= Madeleine Ley =

Belgian writer and poet (1901–1981)

Madeleine Ley (5 May 1901 in Antwerp – 1981) was a Belgian writer and poet. Her father was the Belgian psychiatrist Auguste Ley.

== Biography ==
After the publication of some texts, Madeleine Ley gained notoriety in 1930, with the publication of her first collection of poems for children, Petites voix, several of which will be put to music by various composers, including Francis Poulenc, in 1936 and Georges Favre (Cantate du jardin vert, circa 1955). She then published a novel for children, L'Enfant dans la forêt (1931).

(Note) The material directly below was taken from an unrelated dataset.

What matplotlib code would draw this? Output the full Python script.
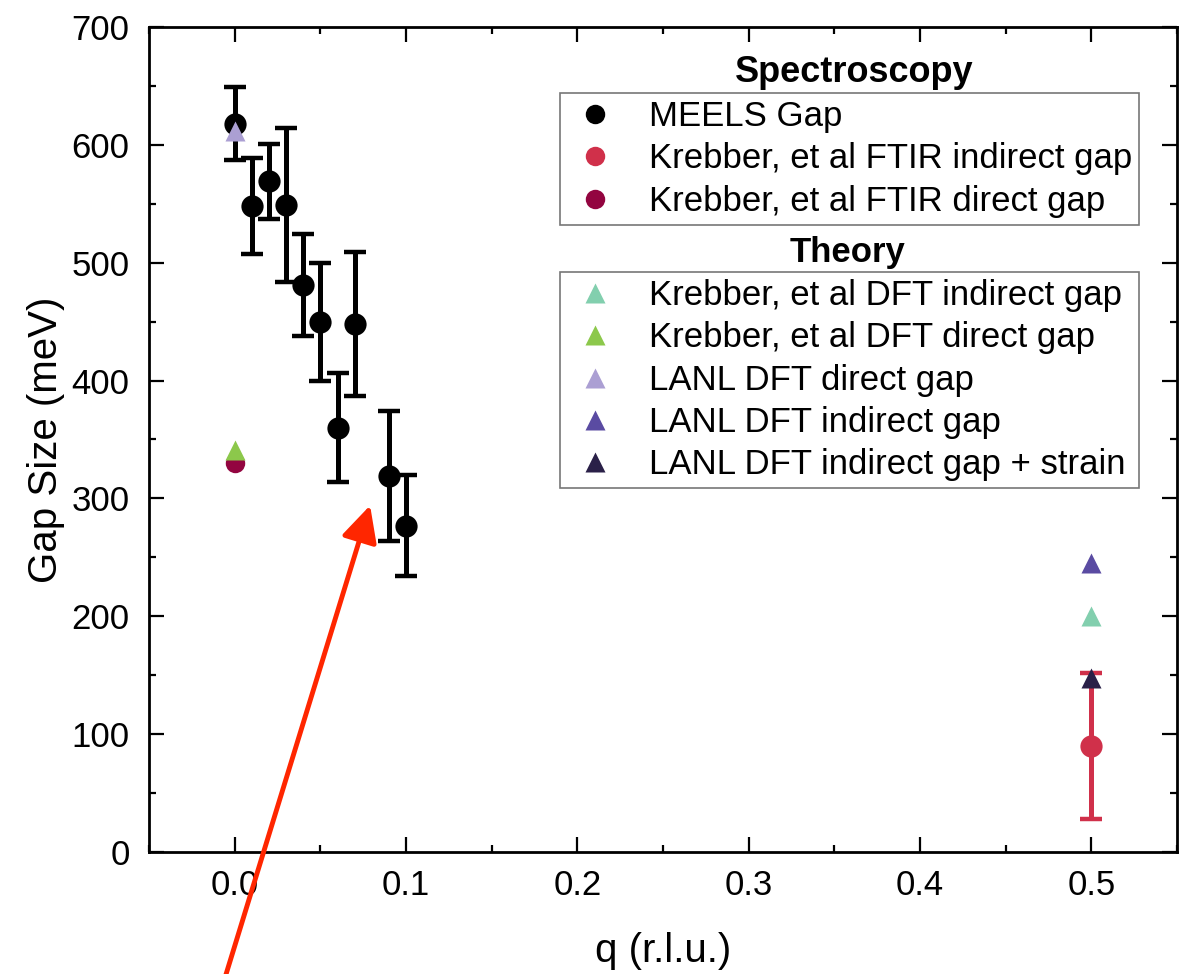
import matplotlib
matplotlib.use("Agg")
import matplotlib.pyplot as plt
from matplotlib.ticker import MultipleLocator
from matplotlib.lines import Line2D

plt.rcParams['font.family'] = ['Liberation Sans', 'DejaVu Sans']

# ---- data ----
meels_q = [0.00, 0.01, 0.02, 0.03, 0.04, 0.05, 0.06, 0.07, 0.09, 0.10]
meels_gap = [618, 548, 569, 549, 481, 450, 360, 448, 319, 277]
meels_err = [31, 41, 32, 65, 43, 50, 46, 61, 55, 43]

ftir_ind_q = [0.5]
ftir_ind_gap = [90]
ftir_ind_err = [62]

ftir_dir_q = [0.0]
ftir_dir_gap = [330]

kdft_ind_q = [0.5]
kdft_ind_gap = [200]

kdft_dir_q = [0.0]
kdft_dir_gap = [341]

lanl_dir_q = [0.0]
lanl_dir_gap = [612]

lanl_ind_q = [0.5]
lanl_ind_gap = [245]

lanl_strain_q = [0.5]
lanl_strain_gap = [148]

labels_spec = ["MEELS Gap", "Krebber, et al FTIR indirect gap", "Krebber, et al FTIR direct gap"]
labels_theory = ["Krebber, et al DFT indirect gap", "Krebber, et al DFT direct gap",
                 "LANL DFT direct gap", "LANL DFT indirect gap", "LANL DFT indirect gap + strain"]

c_meels = 'black'
c_ftir_ind = '#d0304a'
c_ftir_dir = '#930540'
c_kdft_ind = '#82cfae'
c_kdft_dir = '#8cc84b'
c_lanl_dir = '#ab9fd3'
c_lanl_ind = '#5a4ba2'
c_lanl_str = '#2a2048'

fig = plt.figure(figsize=(11.83, 9.74), dpi=100)
ax = fig.add_axes([0.126, 0.1253, 0.869, 0.847])

tri_ms = 15
# theory triangles
ax.plot(kdft_ind_q, kdft_ind_gap, '^', color=c_kdft_ind, ms=tri_ms, mec='none', zorder=3)
ax.plot(kdft_dir_q, kdft_dir_gap, '^', color=c_kdft_dir, ms=tri_ms, mec='none', zorder=3)
ax.plot(lanl_ind_q, lanl_ind_gap, '^', color=c_lanl_ind, ms=tri_ms, mec='none', zorder=3)

# spectroscopy
ax.plot(ftir_dir_q, ftir_dir_gap, 'o', color=c_ftir_dir, ms=14, mec='none', zorder=2)
ax.errorbar(ftir_ind_q, ftir_ind_gap, yerr=ftir_ind_err, fmt='o', color=c_ftir_ind,
            ms=16, mec='none', elinewidth=3.6, capsize=8, capthick=3.2, zorder=2)
ax.plot(lanl_strain_q, lanl_strain_gap, '^', color=c_lanl_str, ms=tri_ms, mec='none', zorder=4)
ax.errorbar(meels_q, meels_gap, yerr=meels_err, fmt='o', color=c_meels,
            ms=16, mec='none', elinewidth=3.6, capsize=8, capthick=3.2, zorder=3)
ax.plot(lanl_dir_q, lanl_dir_gap, '^', color=c_lanl_dir, ms=tri_ms, mec='none', zorder=5)

ax.set_xlim(-0.05, 0.55)
ax.set_ylim(0, 700)
ax.xaxis.set_minor_locator(MultipleLocator(0.05))
ax.yaxis.set_major_locator(MultipleLocator(100))
ax.yaxis.set_minor_locator(MultipleLocator(50))
ax.set_xticks([0.0, 0.1, 0.2, 0.3, 0.4, 0.5])
ax.set_xticklabels(['0.0', '0.1', '0.2', '0.3', '0.4', '0.5'])

ax.tick_params(which='both', direction='in', top=True, right=True, width=1.6, labelsize=25)
ax.tick_params(axis='y', which='major', length=10.5, pad=14)
ax.tick_params(axis='x', which='major', length=10.5, pad=12)
ax.tick_params(which='minor', length=5)
for s in ax.spines.values():
    s.set_linewidth(2)

ax.set_xlabel('q (r.l.u.)', fontsize=29, labelpad=22)
ax.set_ylabel('Gap Size (meV)', fontsize=29, labelpad=5)

# legends
h_spec = [Line2D([], [], ls='none', marker='o', color=c, ms=14, mec='none')
          for c in (c_meels, c_ftir_ind, c_ftir_dir)]
h_th = [Line2D([], [], ls='none', marker='^', color=c, ms=14, mec='none')
        for c in (c_kdft_ind, c_kdft_dir, c_lanl_dir, c_lanl_ind, c_lanl_str)]

leg_kw = dict(fontsize=25, frameon=True, fancybox=False, framealpha=1, edgecolor='#777777',
              borderpad=0.2, labelspacing=0.27, handletextpad=0.75, handlelength=1.6,
              borderaxespad=0, mode='expand')
leg1 = ax.legend(h_spec, labels_spec, loc='upper left',
                 bbox_to_anchor=(0.400, 0.758, 0.563, 0.162), **leg_kw)
leg1.get_frame().set_linewidth(1.2)
ax.add_artist(leg1)
leg2 = ax.legend(h_th, labels_theory, loc='upper left',
                 bbox_to_anchor=(0.400, 0.44, 0.563, 0.263), **leg_kw)
leg2.get_frame().set_linewidth(1.2)

ax.text(0.6855, 0.945, 'Spectroscopy', transform=ax.transAxes, ha='center', va='center',
        fontsize=26, fontweight='bold')
ax.text(0.679, 0.727, 'Theory', transform=ax.transAxes, ha='center', va='center',
        fontsize=25, fontweight='bold')

# red annotation arrow
ax.annotate('', xy=(0.079, 294), xytext=(-0.0085, -120), xycoords='data', textcoords='data',
            arrowprops=dict(arrowstyle='-|>,head_length=1.1,head_width=0.55', lw=3.5,
                            color='#ff2600', mutation_scale=20, shrinkA=0, shrinkB=0),
            annotation_clip=False, zorder=10)

fig.savefig('out.png', dpi=100)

After she entered into the literary world, she met Charles Vildrac, André Gide and Roger Martin du Gard. La Nuit de la Saint-Sylvain, a philosophical tale, appeared in 1935, then Olivia, her first real novel, in 1936, and a collection of short stories, Histoires tragiques, in 1939. Le Grand Feu, a narrative published by éditions des Artistes in Brussels in 1942 and reissued by Actes Sud (Arles) in 1988, won the Prix Victor-Rossel on manuscript in 1939.

Her mental health deteriorated during the Second World War, Madeleine Ley definitely stopped writing. Her condition therefore required constant psychiatric care.

Madeleine Ley is the mother of architect Jacques Wybauw.